Plotting code records:
:::::

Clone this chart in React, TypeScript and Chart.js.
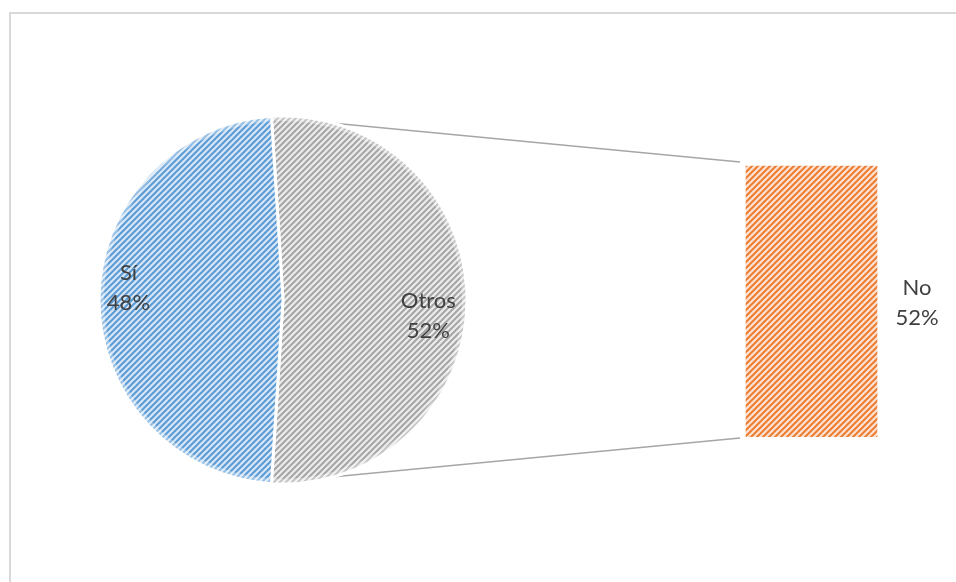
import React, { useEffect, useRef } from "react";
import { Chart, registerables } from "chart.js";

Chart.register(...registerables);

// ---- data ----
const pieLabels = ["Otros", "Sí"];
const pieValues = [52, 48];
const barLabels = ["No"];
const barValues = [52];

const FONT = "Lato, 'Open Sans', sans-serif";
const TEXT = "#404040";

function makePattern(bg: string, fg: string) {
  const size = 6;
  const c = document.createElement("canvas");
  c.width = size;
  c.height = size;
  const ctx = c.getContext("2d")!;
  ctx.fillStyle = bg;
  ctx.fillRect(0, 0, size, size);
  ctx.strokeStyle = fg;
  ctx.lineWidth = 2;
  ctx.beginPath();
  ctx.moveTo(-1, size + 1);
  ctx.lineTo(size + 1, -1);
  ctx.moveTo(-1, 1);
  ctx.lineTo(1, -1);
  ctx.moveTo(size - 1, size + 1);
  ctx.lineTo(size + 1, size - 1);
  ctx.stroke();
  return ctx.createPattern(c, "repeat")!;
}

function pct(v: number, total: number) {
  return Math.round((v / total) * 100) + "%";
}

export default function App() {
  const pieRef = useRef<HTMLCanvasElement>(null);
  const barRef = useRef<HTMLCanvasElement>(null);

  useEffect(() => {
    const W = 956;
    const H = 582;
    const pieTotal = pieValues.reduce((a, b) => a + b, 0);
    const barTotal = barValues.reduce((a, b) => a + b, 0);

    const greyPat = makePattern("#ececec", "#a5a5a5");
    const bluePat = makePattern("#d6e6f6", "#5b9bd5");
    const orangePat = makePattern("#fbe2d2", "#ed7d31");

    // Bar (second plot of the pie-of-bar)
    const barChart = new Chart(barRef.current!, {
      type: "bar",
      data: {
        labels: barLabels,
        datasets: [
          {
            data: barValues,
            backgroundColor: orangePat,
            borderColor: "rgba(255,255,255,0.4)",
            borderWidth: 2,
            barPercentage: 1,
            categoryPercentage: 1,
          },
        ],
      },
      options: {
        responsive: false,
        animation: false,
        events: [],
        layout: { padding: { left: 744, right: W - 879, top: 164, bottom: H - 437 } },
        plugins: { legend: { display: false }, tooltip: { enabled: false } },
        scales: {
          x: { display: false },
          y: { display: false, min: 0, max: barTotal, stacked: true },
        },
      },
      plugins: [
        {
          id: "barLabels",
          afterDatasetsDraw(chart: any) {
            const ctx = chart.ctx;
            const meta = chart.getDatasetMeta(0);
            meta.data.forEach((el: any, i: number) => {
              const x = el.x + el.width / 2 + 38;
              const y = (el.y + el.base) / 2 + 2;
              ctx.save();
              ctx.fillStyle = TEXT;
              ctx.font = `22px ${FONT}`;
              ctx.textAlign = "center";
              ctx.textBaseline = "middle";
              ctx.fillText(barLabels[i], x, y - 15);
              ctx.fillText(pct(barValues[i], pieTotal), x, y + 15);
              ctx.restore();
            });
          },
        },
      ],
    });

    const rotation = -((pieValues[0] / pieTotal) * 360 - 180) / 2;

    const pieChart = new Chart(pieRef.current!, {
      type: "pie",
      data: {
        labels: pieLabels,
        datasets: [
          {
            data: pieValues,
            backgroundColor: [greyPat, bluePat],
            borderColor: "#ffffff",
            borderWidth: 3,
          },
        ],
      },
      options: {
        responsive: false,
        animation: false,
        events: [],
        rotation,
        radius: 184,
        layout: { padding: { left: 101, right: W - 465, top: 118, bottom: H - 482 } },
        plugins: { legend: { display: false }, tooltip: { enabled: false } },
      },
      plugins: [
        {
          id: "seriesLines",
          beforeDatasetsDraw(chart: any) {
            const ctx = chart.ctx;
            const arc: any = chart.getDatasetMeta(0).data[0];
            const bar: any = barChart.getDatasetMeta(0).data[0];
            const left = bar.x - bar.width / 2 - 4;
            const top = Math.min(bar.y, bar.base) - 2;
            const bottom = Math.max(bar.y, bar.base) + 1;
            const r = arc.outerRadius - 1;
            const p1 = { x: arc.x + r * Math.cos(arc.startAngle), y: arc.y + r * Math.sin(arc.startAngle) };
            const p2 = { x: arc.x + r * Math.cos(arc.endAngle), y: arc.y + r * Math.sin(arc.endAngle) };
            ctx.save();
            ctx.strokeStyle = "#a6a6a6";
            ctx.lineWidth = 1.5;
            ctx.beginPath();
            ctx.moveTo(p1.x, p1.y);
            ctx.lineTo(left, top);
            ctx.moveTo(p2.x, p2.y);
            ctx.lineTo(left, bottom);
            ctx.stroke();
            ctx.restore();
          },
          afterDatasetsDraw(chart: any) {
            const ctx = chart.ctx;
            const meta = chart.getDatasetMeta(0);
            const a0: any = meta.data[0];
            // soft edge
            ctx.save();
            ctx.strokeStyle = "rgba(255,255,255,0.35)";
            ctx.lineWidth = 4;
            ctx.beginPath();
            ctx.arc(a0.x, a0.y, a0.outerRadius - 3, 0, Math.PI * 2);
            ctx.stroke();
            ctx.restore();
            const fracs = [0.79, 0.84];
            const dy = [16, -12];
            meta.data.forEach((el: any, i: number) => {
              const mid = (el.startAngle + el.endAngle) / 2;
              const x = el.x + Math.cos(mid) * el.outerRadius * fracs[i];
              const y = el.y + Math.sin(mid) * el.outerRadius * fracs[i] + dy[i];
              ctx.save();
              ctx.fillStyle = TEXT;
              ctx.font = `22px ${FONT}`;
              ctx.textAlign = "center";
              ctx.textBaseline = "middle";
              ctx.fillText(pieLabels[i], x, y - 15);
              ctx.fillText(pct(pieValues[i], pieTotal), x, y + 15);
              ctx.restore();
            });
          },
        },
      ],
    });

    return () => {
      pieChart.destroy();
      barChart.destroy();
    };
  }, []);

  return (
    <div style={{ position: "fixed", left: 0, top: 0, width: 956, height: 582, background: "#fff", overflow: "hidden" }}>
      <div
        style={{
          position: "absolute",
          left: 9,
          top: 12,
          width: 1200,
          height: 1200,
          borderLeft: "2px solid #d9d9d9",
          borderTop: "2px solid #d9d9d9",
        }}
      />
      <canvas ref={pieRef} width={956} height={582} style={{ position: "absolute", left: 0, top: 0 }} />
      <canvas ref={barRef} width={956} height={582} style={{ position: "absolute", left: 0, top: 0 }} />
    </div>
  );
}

:::::

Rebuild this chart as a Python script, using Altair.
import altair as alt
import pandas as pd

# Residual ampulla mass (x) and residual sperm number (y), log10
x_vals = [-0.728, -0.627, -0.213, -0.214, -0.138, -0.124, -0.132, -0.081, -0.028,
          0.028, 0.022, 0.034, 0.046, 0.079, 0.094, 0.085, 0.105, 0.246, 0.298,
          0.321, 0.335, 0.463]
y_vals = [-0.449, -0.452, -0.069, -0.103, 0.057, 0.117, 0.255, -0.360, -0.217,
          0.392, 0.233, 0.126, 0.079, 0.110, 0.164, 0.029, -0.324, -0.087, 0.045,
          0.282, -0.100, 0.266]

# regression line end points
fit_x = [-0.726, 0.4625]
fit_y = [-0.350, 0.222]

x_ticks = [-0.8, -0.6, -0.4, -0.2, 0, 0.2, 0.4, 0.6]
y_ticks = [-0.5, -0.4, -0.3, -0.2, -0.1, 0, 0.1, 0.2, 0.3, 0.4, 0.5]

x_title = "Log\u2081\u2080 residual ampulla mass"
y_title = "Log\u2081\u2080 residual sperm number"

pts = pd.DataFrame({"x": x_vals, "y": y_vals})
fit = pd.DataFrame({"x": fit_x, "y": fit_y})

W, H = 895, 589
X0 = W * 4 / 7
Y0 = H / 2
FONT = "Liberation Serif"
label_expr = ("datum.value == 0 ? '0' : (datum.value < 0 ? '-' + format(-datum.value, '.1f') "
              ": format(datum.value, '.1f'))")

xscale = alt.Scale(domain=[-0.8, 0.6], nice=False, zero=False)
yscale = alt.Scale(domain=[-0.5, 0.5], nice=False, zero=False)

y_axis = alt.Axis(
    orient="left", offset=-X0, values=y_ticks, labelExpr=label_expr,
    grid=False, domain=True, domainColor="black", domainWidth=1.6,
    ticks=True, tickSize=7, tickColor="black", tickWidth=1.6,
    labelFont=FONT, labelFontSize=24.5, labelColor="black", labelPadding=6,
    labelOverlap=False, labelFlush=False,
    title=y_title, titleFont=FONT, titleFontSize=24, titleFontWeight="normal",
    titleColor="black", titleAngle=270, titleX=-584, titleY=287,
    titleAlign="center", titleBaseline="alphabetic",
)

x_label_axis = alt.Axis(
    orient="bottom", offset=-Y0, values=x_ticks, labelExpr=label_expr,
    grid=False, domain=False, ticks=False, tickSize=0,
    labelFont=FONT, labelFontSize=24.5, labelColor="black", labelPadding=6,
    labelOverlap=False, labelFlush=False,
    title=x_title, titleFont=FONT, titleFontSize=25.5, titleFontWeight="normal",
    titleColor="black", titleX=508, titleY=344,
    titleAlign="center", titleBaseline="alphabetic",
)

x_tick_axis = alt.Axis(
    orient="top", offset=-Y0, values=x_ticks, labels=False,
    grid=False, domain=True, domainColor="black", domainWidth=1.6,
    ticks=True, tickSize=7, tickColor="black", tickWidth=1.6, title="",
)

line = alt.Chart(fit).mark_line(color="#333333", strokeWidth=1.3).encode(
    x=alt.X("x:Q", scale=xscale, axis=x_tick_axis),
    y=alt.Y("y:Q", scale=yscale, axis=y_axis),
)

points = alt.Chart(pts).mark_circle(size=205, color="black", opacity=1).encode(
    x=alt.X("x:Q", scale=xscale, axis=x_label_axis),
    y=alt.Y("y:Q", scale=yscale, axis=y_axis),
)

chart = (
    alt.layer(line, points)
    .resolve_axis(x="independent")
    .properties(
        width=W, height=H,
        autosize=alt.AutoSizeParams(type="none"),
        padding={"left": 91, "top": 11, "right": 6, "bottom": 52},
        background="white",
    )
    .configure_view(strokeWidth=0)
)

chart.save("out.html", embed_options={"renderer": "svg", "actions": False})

:::::

PROBLEM STATEMENT: Reproduce the lines exactly, from the line that contains "Rebuild this chart" through the line that contains "yscale = alt.Scale(domain=[-0.5, 0.5], nice=False, zero=False)", and nothing more.

SOLUTION FOR THIS TASK:
Rebuild this chart as a Python script, using Altair.
import altair as alt
import pandas as pd

# Residual ampulla mass (x) and residual sperm number (y), log10
x_vals = [-0.728, -0.627, -0.213, -0.214, -0.138, -0.124, -0.132, -0.081, -0.028,
          0.028, 0.022, 0.034, 0.046, 0.079, 0.094, 0.085, 0.105, 0.246, 0.298,
          0.321, 0.335, 0.463]
y_vals = [-0.449, -0.452, -0.069, -0.103, 0.057, 0.117, 0.255, -0.360, -0.217,
          0.392, 0.233, 0.126, 0.079, 0.110, 0.164, 0.029, -0.324, -0.087, 0.045,
          0.282, -0.100, 0.266]

# regression line end points
fit_x = [-0.726, 0.4625]
fit_y = [-0.350, 0.222]

x_ticks = [-0.8, -0.6, -0.4, -0.2, 0, 0.2, 0.4, 0.6]
y_ticks = [-0.5, -0.4, -0.3, -0.2, -0.1, 0, 0.1, 0.2, 0.3, 0.4, 0.5]

x_title = "Log\u2081\u2080 residual ampulla mass"
y_title = "Log\u2081\u2080 residual sperm number"

pts = pd.DataFrame({"x": x_vals, "y": y_vals})
fit = pd.DataFrame({"x": fit_x, "y": fit_y})

W, H = 895, 589
X0 = W * 4 / 7
Y0 = H / 2
FONT = "Liberation Serif"
label_expr = ("datum.value == 0 ? '0' : (datum.value < 0 ? '-' + format(-datum.value, '.1f') "
              ": format(datum.value, '.1f'))")

xscale = alt.Scale(domain=[-0.8, 0.6], nice=False, zero=False)
yscale = alt.Scale(domain=[-0.5, 0.5], nice=False, zero=False)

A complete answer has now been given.